| WHAT YOU NEED TO DO |
Copy each line of the entries beneath that contains the word "this".

| Entries with chart source code |
+ + +

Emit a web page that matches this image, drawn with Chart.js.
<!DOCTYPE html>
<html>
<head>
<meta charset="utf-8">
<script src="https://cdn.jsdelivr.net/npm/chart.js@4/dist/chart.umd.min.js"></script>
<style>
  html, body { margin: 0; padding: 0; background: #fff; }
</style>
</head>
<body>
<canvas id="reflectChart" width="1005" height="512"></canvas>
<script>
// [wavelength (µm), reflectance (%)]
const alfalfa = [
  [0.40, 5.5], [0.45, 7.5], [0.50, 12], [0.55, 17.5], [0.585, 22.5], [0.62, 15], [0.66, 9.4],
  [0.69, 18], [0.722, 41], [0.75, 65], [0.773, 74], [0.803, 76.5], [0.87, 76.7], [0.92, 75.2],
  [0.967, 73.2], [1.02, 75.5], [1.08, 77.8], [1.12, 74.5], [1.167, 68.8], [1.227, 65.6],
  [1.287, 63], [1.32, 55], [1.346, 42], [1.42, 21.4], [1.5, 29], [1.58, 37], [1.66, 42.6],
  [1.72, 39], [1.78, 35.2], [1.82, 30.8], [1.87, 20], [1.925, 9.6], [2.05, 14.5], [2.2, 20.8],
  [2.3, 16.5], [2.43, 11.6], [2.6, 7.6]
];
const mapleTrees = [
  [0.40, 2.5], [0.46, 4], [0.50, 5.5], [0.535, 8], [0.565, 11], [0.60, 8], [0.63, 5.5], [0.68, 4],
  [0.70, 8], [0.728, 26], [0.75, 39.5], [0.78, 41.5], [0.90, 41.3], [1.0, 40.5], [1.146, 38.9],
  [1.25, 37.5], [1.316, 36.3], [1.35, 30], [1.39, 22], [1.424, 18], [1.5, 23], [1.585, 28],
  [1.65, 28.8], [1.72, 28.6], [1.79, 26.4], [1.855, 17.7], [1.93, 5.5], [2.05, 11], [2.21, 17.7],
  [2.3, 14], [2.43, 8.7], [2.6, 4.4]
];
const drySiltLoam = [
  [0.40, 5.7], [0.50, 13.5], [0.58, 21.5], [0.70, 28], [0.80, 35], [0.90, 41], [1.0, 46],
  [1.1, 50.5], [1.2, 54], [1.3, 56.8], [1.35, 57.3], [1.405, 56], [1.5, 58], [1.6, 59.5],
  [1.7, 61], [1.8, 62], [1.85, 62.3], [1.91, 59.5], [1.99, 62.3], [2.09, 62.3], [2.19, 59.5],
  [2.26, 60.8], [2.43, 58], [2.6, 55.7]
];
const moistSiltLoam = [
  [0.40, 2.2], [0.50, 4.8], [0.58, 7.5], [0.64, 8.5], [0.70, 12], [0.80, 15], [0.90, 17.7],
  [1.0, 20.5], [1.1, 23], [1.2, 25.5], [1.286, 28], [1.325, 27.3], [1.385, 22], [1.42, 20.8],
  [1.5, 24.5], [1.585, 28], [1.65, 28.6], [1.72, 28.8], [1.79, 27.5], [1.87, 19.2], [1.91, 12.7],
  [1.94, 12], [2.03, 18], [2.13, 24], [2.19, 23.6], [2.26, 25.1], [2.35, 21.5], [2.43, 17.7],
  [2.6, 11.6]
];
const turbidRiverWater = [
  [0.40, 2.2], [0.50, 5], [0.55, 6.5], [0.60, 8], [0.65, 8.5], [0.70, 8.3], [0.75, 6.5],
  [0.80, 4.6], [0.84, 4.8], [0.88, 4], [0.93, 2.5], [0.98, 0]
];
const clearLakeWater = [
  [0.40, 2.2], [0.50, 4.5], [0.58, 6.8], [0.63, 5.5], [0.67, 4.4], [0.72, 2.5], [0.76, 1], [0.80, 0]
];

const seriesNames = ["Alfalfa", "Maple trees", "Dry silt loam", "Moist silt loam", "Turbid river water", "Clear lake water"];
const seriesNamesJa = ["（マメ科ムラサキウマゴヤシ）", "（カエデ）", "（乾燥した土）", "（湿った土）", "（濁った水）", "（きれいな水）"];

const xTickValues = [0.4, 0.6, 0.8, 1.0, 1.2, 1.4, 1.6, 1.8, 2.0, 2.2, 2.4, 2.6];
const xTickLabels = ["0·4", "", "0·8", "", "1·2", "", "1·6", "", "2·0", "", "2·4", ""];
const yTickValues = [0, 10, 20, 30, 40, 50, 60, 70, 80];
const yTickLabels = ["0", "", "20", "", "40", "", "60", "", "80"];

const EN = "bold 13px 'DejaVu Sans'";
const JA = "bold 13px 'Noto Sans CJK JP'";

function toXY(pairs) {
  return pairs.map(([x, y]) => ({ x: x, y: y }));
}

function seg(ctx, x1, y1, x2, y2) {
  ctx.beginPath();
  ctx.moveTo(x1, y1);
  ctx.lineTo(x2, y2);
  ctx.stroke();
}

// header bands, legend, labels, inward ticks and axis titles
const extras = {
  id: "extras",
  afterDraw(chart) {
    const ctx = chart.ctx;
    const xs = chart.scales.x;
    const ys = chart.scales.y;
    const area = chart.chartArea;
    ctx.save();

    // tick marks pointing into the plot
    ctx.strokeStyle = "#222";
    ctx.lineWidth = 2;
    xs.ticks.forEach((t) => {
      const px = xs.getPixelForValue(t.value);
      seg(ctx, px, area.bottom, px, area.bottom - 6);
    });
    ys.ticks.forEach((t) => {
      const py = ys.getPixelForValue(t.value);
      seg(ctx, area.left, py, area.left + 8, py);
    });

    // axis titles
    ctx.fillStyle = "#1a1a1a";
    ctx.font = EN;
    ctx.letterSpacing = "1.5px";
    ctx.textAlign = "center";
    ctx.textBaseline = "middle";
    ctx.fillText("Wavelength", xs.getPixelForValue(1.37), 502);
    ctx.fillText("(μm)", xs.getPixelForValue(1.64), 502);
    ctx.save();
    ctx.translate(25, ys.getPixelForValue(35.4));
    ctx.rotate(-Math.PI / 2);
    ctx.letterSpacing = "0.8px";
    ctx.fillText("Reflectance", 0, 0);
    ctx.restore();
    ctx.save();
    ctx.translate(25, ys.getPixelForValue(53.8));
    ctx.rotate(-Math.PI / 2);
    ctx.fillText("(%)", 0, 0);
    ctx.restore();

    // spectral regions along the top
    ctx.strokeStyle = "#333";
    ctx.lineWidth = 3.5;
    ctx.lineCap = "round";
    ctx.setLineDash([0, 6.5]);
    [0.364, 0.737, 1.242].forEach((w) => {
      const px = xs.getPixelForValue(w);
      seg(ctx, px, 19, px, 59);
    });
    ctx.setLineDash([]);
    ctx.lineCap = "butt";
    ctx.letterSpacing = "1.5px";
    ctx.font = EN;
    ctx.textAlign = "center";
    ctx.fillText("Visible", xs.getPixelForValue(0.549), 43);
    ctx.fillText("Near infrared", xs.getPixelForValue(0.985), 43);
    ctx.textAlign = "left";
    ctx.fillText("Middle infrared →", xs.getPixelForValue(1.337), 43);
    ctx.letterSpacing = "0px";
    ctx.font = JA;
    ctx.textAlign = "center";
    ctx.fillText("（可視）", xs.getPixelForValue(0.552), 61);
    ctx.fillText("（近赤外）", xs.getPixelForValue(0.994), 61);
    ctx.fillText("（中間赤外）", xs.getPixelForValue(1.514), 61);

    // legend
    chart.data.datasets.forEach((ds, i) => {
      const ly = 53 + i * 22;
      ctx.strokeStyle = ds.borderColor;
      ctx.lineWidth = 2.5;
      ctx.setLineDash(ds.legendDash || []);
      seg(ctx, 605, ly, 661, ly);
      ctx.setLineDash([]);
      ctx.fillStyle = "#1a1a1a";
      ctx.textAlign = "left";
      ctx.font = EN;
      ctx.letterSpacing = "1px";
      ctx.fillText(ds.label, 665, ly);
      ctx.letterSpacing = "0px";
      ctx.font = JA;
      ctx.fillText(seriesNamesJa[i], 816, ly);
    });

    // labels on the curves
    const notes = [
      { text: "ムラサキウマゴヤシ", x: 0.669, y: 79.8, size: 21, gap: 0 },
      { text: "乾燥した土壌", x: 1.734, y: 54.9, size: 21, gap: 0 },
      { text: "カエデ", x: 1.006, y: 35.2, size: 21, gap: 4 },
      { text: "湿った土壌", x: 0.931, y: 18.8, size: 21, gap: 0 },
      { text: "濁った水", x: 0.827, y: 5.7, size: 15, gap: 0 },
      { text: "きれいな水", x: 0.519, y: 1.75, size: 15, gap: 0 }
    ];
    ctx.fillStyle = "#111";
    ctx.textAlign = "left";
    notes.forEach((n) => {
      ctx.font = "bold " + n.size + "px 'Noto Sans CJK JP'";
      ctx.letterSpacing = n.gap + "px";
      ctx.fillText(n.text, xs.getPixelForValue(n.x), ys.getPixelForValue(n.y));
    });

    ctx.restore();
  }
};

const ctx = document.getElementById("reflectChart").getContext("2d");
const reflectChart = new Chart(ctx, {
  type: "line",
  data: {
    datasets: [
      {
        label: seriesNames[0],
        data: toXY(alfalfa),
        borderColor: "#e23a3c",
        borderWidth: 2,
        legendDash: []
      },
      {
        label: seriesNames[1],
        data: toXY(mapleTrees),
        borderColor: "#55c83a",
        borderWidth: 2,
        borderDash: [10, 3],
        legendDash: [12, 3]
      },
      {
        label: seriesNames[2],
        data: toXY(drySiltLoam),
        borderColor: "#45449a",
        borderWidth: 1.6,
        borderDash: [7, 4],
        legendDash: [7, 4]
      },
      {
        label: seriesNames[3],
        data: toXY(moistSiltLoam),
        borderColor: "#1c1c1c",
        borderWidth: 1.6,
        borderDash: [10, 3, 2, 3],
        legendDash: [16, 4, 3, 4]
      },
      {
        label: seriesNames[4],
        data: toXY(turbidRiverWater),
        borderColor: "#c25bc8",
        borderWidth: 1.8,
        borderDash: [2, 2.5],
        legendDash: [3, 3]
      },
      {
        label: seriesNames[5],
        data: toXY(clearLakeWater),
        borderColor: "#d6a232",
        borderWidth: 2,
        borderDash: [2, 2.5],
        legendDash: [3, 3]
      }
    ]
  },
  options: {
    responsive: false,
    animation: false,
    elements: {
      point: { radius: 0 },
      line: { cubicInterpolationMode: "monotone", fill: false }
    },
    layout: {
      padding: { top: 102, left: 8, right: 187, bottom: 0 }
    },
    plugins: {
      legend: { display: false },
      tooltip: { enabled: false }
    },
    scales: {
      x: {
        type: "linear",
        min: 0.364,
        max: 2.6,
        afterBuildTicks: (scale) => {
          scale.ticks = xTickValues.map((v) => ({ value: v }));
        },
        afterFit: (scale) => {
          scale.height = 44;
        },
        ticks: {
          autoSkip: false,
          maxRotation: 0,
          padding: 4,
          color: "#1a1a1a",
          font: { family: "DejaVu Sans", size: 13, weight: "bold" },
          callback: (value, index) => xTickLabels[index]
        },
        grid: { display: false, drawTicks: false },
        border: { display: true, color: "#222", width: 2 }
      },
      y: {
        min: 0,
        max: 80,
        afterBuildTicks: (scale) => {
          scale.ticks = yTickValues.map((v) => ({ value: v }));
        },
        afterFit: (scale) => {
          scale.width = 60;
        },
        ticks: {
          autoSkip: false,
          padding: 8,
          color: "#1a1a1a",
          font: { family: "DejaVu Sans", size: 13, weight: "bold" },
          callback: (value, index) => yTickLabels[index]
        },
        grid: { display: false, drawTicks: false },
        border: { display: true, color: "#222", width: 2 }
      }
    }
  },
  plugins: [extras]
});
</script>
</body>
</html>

+ + +

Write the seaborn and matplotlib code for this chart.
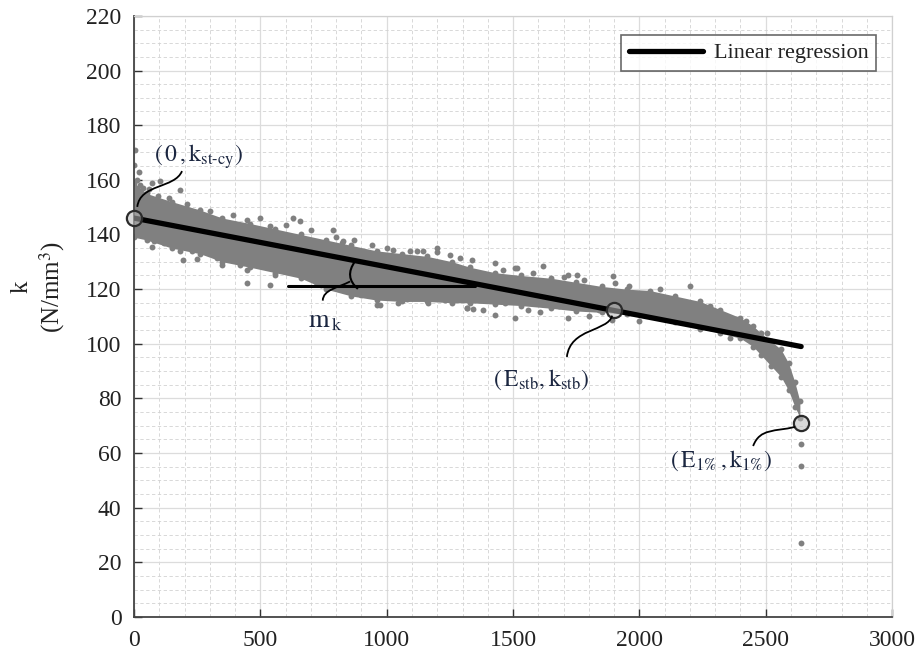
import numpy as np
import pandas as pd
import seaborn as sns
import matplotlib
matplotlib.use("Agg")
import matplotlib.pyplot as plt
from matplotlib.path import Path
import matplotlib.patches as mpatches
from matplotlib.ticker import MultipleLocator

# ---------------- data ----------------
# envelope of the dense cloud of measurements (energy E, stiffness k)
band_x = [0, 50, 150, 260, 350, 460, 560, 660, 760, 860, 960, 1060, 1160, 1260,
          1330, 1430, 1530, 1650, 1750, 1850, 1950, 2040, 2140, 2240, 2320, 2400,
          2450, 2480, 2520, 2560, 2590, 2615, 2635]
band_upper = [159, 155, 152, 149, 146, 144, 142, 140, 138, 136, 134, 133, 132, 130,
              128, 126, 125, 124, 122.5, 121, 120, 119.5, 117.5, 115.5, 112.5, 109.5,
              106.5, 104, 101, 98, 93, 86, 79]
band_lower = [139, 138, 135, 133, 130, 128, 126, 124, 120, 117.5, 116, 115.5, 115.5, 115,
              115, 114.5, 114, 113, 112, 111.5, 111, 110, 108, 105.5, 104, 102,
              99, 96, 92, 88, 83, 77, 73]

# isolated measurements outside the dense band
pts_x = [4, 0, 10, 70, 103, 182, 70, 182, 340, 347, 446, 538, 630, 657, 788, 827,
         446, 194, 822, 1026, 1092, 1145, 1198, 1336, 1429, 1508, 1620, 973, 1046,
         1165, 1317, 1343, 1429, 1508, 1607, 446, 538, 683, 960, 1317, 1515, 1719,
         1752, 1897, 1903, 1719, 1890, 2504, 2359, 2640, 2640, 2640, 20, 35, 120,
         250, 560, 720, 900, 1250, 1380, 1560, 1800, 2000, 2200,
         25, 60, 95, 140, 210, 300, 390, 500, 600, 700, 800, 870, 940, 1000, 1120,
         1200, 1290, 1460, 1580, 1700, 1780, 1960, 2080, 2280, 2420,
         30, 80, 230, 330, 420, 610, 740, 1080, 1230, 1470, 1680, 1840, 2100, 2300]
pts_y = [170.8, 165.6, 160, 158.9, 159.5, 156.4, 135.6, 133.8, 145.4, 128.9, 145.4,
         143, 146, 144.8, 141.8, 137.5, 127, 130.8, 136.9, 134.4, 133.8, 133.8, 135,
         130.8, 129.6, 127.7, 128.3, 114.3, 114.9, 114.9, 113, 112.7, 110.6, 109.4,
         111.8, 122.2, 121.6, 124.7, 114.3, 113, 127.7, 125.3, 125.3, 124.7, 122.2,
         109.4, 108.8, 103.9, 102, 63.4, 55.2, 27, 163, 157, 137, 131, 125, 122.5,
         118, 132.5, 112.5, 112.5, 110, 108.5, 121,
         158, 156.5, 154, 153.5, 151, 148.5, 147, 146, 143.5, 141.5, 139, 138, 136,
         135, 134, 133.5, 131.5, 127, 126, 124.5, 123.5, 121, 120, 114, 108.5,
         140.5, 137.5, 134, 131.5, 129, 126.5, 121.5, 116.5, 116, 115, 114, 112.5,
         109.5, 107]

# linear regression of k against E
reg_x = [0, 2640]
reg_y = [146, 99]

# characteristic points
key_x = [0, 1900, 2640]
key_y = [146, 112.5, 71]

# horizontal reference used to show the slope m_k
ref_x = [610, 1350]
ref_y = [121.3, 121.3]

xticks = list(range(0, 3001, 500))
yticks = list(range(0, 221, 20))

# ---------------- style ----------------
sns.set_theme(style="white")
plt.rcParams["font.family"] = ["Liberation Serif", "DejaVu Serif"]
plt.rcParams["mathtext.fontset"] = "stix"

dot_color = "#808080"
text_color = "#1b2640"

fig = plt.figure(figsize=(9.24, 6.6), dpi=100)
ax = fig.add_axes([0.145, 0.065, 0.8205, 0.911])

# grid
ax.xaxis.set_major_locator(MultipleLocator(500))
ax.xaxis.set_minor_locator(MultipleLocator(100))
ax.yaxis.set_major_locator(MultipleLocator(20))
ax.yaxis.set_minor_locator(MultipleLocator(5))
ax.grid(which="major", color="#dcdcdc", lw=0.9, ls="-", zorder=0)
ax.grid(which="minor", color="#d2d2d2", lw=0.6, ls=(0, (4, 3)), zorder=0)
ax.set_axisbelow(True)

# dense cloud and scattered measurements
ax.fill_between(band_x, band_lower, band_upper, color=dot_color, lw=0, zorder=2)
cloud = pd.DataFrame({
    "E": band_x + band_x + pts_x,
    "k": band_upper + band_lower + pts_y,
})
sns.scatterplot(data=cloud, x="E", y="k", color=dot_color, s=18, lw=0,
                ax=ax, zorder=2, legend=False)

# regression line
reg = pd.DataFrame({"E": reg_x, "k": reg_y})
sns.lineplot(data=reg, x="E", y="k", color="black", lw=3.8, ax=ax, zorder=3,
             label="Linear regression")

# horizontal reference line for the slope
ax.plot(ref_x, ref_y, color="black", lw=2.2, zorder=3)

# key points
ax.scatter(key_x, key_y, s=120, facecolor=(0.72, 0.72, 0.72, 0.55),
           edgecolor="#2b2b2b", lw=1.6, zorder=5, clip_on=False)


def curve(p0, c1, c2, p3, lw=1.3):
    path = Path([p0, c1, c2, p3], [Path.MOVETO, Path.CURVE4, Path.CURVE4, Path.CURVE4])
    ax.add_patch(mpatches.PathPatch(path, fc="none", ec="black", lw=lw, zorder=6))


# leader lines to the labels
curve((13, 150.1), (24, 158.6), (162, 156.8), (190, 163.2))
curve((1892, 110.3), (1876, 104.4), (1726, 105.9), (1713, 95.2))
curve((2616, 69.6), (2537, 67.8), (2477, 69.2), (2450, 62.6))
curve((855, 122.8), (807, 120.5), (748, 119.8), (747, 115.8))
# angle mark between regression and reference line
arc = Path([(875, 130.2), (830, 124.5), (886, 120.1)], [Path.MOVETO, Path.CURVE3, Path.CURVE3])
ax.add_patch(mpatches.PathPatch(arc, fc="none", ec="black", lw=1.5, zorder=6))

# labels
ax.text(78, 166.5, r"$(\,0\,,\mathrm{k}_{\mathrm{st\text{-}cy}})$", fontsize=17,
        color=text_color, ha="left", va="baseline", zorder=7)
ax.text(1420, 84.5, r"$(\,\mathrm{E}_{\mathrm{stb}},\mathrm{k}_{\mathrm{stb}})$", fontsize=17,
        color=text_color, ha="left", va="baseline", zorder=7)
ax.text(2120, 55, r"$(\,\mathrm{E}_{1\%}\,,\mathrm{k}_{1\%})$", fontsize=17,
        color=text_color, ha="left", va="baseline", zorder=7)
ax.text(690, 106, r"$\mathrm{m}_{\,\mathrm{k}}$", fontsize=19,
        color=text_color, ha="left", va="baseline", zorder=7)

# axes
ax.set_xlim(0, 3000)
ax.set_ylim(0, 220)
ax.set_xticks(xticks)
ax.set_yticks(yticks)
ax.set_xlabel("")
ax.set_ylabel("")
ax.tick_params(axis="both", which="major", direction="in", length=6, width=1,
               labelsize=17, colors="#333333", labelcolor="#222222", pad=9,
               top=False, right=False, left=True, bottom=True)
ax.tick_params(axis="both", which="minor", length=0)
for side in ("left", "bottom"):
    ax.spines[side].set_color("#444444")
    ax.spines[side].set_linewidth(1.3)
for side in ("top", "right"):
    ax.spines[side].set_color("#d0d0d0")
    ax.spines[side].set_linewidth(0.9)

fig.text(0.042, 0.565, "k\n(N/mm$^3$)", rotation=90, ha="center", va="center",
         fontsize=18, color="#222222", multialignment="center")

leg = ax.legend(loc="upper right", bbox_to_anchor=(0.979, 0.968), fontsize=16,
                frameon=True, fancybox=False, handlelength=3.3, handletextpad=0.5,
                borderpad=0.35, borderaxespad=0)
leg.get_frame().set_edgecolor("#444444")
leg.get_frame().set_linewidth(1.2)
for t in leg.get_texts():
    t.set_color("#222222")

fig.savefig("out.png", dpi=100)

+ + +

| TASK RESULT |
Emit a web page that matches this image, drawn with Chart.js.
Write the seaborn and matplotlib code for this chart.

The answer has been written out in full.